As the school year progresses, Andy's grades continue to slip. Keisha, his girlfriend, tries to encourage him to turn in assignments, but Andy is apathetic. When Dr. Carrothers questions Andy about his poor grades, Andy expresses his belief that his teachers do not expect him to do well as an African-American male, so he simply does not care about completing their assignments.

Christmas is an especially difficult time for Andy, and even though Keisha tries to lift his spirits, small reminders of Robbie and his parents force Andy to recognize once again that he will never spend time again with Robbie. He later writes a letter of apology to Robbie's parents and includes some of the lasting memories of the good times he shared with Robbie. Writing the letter boosts Andy's spirits for a while, but then a class discussion about Macbeth, murder, and suicide upsets him, and he hurriedly leaves the classroom.  At lunch, B.J. and Tyrone convince Andy to go see a school counselor, but she only further discourages Andy by telling him that his depression is a good sign—a sign of healing.

As the spring semester progresses, teachers' conversations about Andy and calls to Andy's parents reveal Andy's continuing academic decline and his manic behavior.  To hide his depression, Andy acts out in class, pulls pranks, and eventually embarrasses and belittles Keisha, forcing her to break up with him. He tries to convince himself that he does not need anyone and that he will make it on his own, but his failing grades, his dad's failure to understand him, and his inability to forgive himself for Robbie's death lead him to the breaking point.

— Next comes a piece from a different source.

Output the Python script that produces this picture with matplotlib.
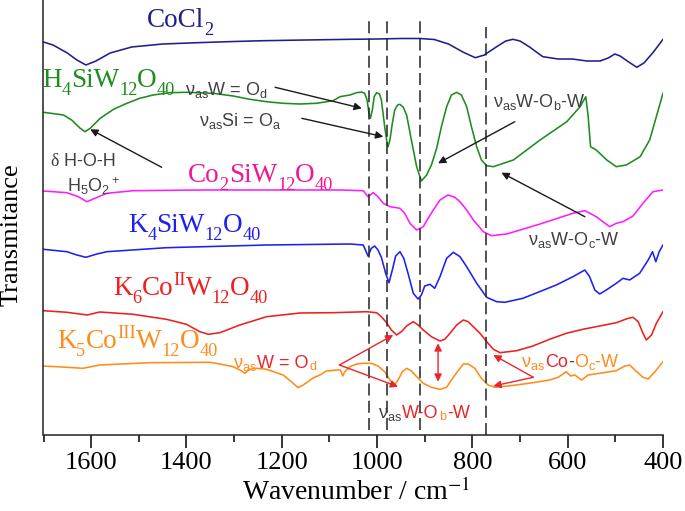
import matplotlib
matplotlib.use("Agg")
import matplotlib.pyplot as plt
from matplotlib.transforms import offset_copy

plt.rcParams['mathtext.rm'] = 'Liberation Sans'
plt.rcParams['mathtext.it'] = 'Liberation Sans:italic'

# ---------------- data (wavenumber / cm-1, transmittance a.u. with offsets) -------------
cocl2_wn = [1700, 1680, 1650, 1630, 1611, 1590, 1560, 1515, 1450, 1378, 1300, 1239, 1150, 1055,
            1000, 950, 910, 880, 850, 820, 794, 775, 750, 730, 715, 700, 680, 660, 652, 620,
            590, 560, 532, 515, 501, 490, 475, 455, 440, 420, 400]
cocl2_t = [393, 390, 382, 375, 370, 374, 382, 388, 391, 392.3, 393.5, 394.3, 395, 395.7,
           396, 396.5, 396.5, 395.5, 391, 383, 377.3, 380, 388, 394, 395.7, 394, 388, 381, 378.3, 376,
           376, 374, 374, 377, 381, 379, 374, 367.7, 372, 383, 395.7]

h4_wn = [1700, 1658, 1641, 1623, 1613, 1602, 1581, 1553, 1525, 1498, 1470, 1435, 1400, 1344,
         1302, 1267, 1232, 1197, 1162, 1127, 1092, 1078, 1057, 1043, 1032, 1026, 1021, 1017,
         1014, 1010, 1006, 1001, 995, 991, 984, 979, 977, 973, 968, 963, 957, 952, 945, 938,
         928, 917, 907, 896, 886, 875, 865, 854, 844, 833, 823, 812, 802, 791, 781, 770, 756,
         714, 658, 602, 574, 562, 557, 552, 540, 518, 498, 477, 448, 428, 414, 400]
h4_t = [322.7, 320, 315, 306.7, 303.3, 306.7, 316.7, 325.7, 331.7, 336.7, 340, 342.3, 342.7, 341.7,
        339, 335.7, 333.3, 331.7, 331, 331.7, 334.3, 338.3, 340, 342.3, 343, 341.7, 335, 321.7,
        316.7, 325, 338.3, 342.3, 341, 335, 308.3, 291.7, 288.3, 295, 311.7, 325, 330, 330.7, 327.7, 320,
        295, 268.3, 254, 260, 270, 286.7, 308.3, 328.3, 340, 342.7, 340, 328.3, 308.3, 288.3, 275, 269.3, 268.3,
        275, 295, 313.3, 328.3, 338.3, 318.3, 288.3, 285, 275, 268.3, 270, 278.3, 295, 318.3, 341.7]

co2_wn = [1700, 1651, 1627, 1609, 1592, 1567, 1512, 1372, 1092, 1078, 1029, 1019, 1008, 998,
          987, 973, 952, 942, 931, 917, 903, 893, 882, 868, 851, 837, 826, 812, 798, 777, 760,
          728, 658, 589, 564, 540, 512, 498, 484, 463, 442, 421, 400]
co2_t = [244, 242.3, 238.3, 233.3, 236.7, 241.7, 244.3, 245, 245, 245, 244.3, 238.3, 242.3, 238.3,
         231.7, 228.3, 226.7, 221.7, 211.7, 205, 208.3, 216.7, 225, 235, 240, 237.7, 233.3, 225, 215, 203.3, 199.3,
         201, 211, 221.7, 224.3, 218.3, 208.3, 211.7, 213.3, 219, 231.7, 243.3, 245]

k4_wn = [1700, 1651, 1630, 1611, 1588, 1567, 1442, 1232, 1057, 1029, 1019, 1012, 1005, 998,
         991, 982, 975, 968, 961, 952, 944, 935, 924, 914, 907, 900, 889, 879, 868, 854, 840,
         826, 812, 791, 770, 749, 732, 694, 659, 624, 589, 564, 554, 543, 533, 519, 498, 484,
         470, 449, 431, 422, 415, 408, 400]
k4_t = [185.7, 183.3, 180, 177.7, 181, 183.3, 187.3, 190, 191, 190, 179, 186.7, 189, 185,
        177.7, 161.7, 152.3, 165, 179, 183.3, 176.7, 161.7, 141.7, 136, 140, 149, 150.7, 146.7, 158.3, 176.7, 182.7,
        178.3, 168.3, 151.7, 137.7, 133.3, 132.7, 136.7, 143.3, 150, 158.3, 165, 158.3, 145, 141, 145, 151.7, 156.7,
        155, 161.7, 175, 183.3, 173.3, 183.3, 190]

k6_wn = [1700, 1651, 1608, 1582, 1512, 1442, 1400, 1372, 1354, 1330, 1288, 1232, 1162, 1092,
         1022, 1001, 991, 980, 970, 959, 949, 938, 924, 914, 903, 886, 868, 858, 847, 833, 819,
         809, 798, 784, 770, 756, 742, 707, 673, 638, 603, 568, 533, 498, 473, 463, 452, 442,
         435, 424, 414, 400]
k6_t = [124.3, 122.7, 120, 123, 120.7, 115.7, 110.7, 103.3, 100.7, 102.3, 110, 118.3, 122, 122.3,
        123.3, 122.3, 118.3, 112.3, 105, 100, 103.3, 109, 113.3, 110, 105, 98.3, 94, 95.7, 101.7, 110, 115,
        113.3, 108.3, 101.7, 93.3, 85.7, 82.3, 84.3, 89, 95.7, 101.7, 105.7, 109, 112.3, 116.7, 117.7, 113.3, 101.7,
        95, 100, 111.7, 123.3]

k5_wn = [1700, 1651, 1617, 1582, 1477, 1351, 1330, 1302, 1288, 1277, 1268, 1253, 1232, 1197,
         1176, 1166, 1155, 1134, 1120, 1106, 1085, 1077, 1072, 1068, 1057, 1043, 1029, 1012, 998,
         984, 973, 963, 956, 947, 938, 928, 917, 903, 886, 868, 854, 844, 833, 819, 809, 795,
         781, 767, 753, 707, 673, 638, 620, 610, 603, 594, 585, 571, 557, 533, 498, 480, 470,
         459, 442, 431, 417, 400]
k5_t = [69, 67.7, 66.7, 70, 72.3, 72.7, 71, 68.3, 65, 61.7, 65.7, 66.7, 65.7, 60,
        51.7, 47.3, 50, 57, 60, 64, 65, 65, 59, 63.3, 68.3, 71, 71.7, 71.7, 69,
        63.3, 55, 50, 55, 63.3, 66.7, 64, 58.3, 51.7, 47.7, 45.7, 47.7, 55, 62.3, 71, 71, 66.7,
        56.7, 50, 47.7, 50, 52.3, 55, 57.7, 61, 63.3, 59, 60, 55, 60, 61.7, 64.3, 69, 70,
        65, 57.7, 56, 63.3, 73.3]

band_positions = [1017, 979, 910, 772]

NAVY, GREEN, MAGENTA, BLUE, RED_C, ORANGE = '#1f1f8c', '#1e8c1e', '#ff1cff', '#1f1ff0', '#ee1f1f', '#ff8c1a'
series = [
    (cocl2_wn, cocl2_t, NAVY),
    (h4_wn, h4_t, GREEN),
    (co2_wn, co2_t, MAGENTA),
    (k4_wn, k4_t, BLUE),
    (k6_wn, k6_t, RED_C),
    (k5_wn, k5_t, ORANGE),
]

# ---------------- figure ----------------
W, H = 685, 511
fig = plt.figure(figsize=(W / 100, H / 100), dpi=100)
ax = fig.add_axes([43.5 / W, (H - 435) / H, (663 - 43.5) / W, 435 / H])

for wn, t, c in series:
    ax.plot(wn, t, color=c, lw=1.15, solid_joinstyle='round')

ax.vlines(band_positions[:3], 5, 417, colors='#2a2a2a', lw=1.15, linestyles=(0, (7.5, 3.3)))
ax.vlines(band_positions[3:], 0, 408, colors='#2a2a2a', lw=1.15, linestyles=(0, (7.5, 3.3)))

ax.set_xlim(1700, 400)
ax.set_ylim(0, 435)
ax.set_yticks([])
ax.set_xticks([1600, 1400, 1200, 1000, 800, 600, 400])
ax.set_xticks(range(1700, 399, -100), minor=True)
ax.tick_params(axis='x', which='major', direction='out', length=9, width=1.1, pad=3,
               labelsize=19, labelfontfamily='Liberation Serif')
ax.tick_params(axis='x', which='minor', direction='out', length=5, width=1.1)
for s in ['top', 'right']:
    ax.spines[s].set_visible(False)
for s in ['left', 'bottom']:
    ax.spines[s].set_linewidth(1.1)
    ax.spines[s].set_color('#222222')

ax.set_xlabel(r'Wavenumber / cm$^{-1}$', fontsize=20, family='Liberation Serif',
              math_fontfamily='stix')
ax.xaxis.label.set_va('baseline')
ax.xaxis.set_label_coords(0.504, -0.149)
ax.set_ylabel('Transmitance', fontsize=19, family='Liberation Serif')
ax.yaxis.label.set_va('center')
ax.yaxis.set_label_coords(-0.051, 0.46)

renderer = fig.canvas.get_renderer()
SERIF = 'Liberation Serif'
SANS = 'Liberation Sans'
GRAY = '#404040'
RED = '#e8262a'


def rich(x, y, pieces, size, family=SANS):
    """pieces: (text, color, kind) with kind in 'n' (normal), 's' (sub), 'p' (sup)."""
    xoff = 0.0
    for piece in pieces:
        s, c = piece[0], piece[1]
        kind = piece[2] if len(piece) > 2 else 'n'
        fam = piece[3] if len(piece) > 3 else family
        if kind == 's':
            fs, dy = size * 0.68, -0.29 * size
        elif kind == 'p':
            fs, dy = size * 0.68, 0.36 * size
        else:
            fs, dy = size, 0.0
        tr = offset_copy(ax.transData, fig=fig, x=xoff, y=dy * 100 / 72, units='dots')
        txt = ax.text(x, y, s, color=c, transform=tr, fontsize=fs, family=fam,
                      math_fontfamily='custom', va='baseline', ha='left')
        xoff += txt.get_window_extent(renderer).width


def formula(x, y, parts, color, size=19.5):
    rich(x, y, [(s, color, k) for s, k in parts], size, SERIF)


# compound labels
formula(1483, 408, [('CoCl', 'n'), ('2', 's')], NAVY)
formula(1703, 348, [('H', 'n'), ('4', 's'), ('SiW', 'n'), ('12', 's'), ('O', 'n'), ('40', 's')], GREEN)
formula(1397, 253, [('Co', 'n'), ('2', 's'), ('SiW', 'n'), ('12', 's'), ('O', 'n'), ('40', 's')], '#f01890')
formula(1523, 203, [('K', 'n'), ('4', 's'), ('SiW', 'n'), ('12', 's'), ('O', 'n'), ('40', 's')], BLUE)
formula(1554, 140, [('K', 'n'), ('6', 's'), ('Co', 'n'), ('II', 'p'), ('W', 'n'), ('12', 's'),
                    ('O', 'n'), ('40', 's')], RED_C)
formula(1672, 87, [('K', 'n'), ('5', 's'), ('Co', 'n'), ('III', 'p'), ('W', 'n'), ('12', 's'),
                   ('O', 'n'), ('40', 's')], ORANGE)

# band annotations
NU = r'ν$_{\mathrm{as}}$'
rich(1403, 340, [(NU + r'W = O$_{\mathrm{d}}$', GRAY)], 13)
rich(1374, 309, [(NU + r'Si = O$_{\mathrm{a}}$', GRAY)], 13)
rich(1686, 269, [('δ', GRAY, 'n', SERIF), (' H-O-H', GRAY)], 13)
rich(1651, 243, [(r'H$_5$O$_2$$^+$', GRAY)], 13)
rich(756, 328, [(NU + r'W-O$_{\mathrm{b}}$-W', GRAY)], 13)
rich(683, 190, [(NU + r'W-O$_{\mathrm{c}}$-W', GRAY)], 13)
rich(1302, 67, [(NU, ORANGE), ('W = O', RED), (r'$_{\mathrm{d}}$', ORANGE)], 13)
rich(697, 68, [(NU, ORANGE), ('Co', RED), ('-', GRAY), (r'O$_{\mathrm{c}}$-W', ORANGE)], 13)
rich(998, 17, [(NU, GRAY), ('W-O', RED), (r'$_{\mathrm{b}}$', ORANGE), ('-W', RED)], 13)


def arrow(start, end, color, style='-|>'):
    ax.annotate('', xy=end, xytext=start,
                arrowprops=dict(arrowstyle=style, color=color, lw=1.0, mutation_scale=11,
                                shrinkA=0, shrinkB=0))


arrow((1452, 267.7), (1602, 305.7), '#1a1a1a')
arrow((1214, 347.7), (1032, 326.7), '#1a1a1a')
arrow((1158, 316.7), (987, 298.3), '#1a1a1a')
arrow((711, 313.3), (872, 271.7), '#1a1a1a')
arrow((564, 218.3), (739, 262.3), '#1a1a1a')
arrow((1079, 70), (966, 100), RED)
arrow((1079, 70), (956, 48.3), RED)
arrow((872, 53.3), (872, 91.7), RED, '<|-|>')
arrow((672, 57.7), (756, 80), RED)
arrow((672, 57.7), (756, 49), RED)

fig.savefig('out.png', dpi=100)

On April 2, Andy makes his last attempt to get help. He tries calling Dr. Carrothers, who had previously told him that he could call at any time, but Dr. Carrother's answering service informs Andy that the counselor's mother had a heart attack and that he is unavailable to take calls. Andy then calls Keisha's house, even though they are no longer dating, but her mother tells Andy that it is after midnight and that she will not wake up her daughter. The next day, Andy begins walking to school but decides to turn around and go home. Home alone, he sits on his bed with his dad's hunting rifle and ponders what to do. He is afraid of death, but he cannot think of any other way than suicide to end the pain he endures by living. While Andy is at home, his classmates discuss his absence, but it is not until Andy's mother arrives home with his little brother Monty that Andy's lifeless body is found in his room. The novel ends with a series of letters written by Andy's classmates and friends. Most of the letters express anger toward Andy for taking his life. Keisha writes that she understands that Andy was looking for an escape from the pain, and B.J. prays for Andy's soul and tries to express to God why Andy took his life. The final chapter features Monty's conversation with Andy at his grave. Monty tells Andy that their mother and father have separated, that he has trouble sleeping at night, and then promises Andy that he will continue to visit him.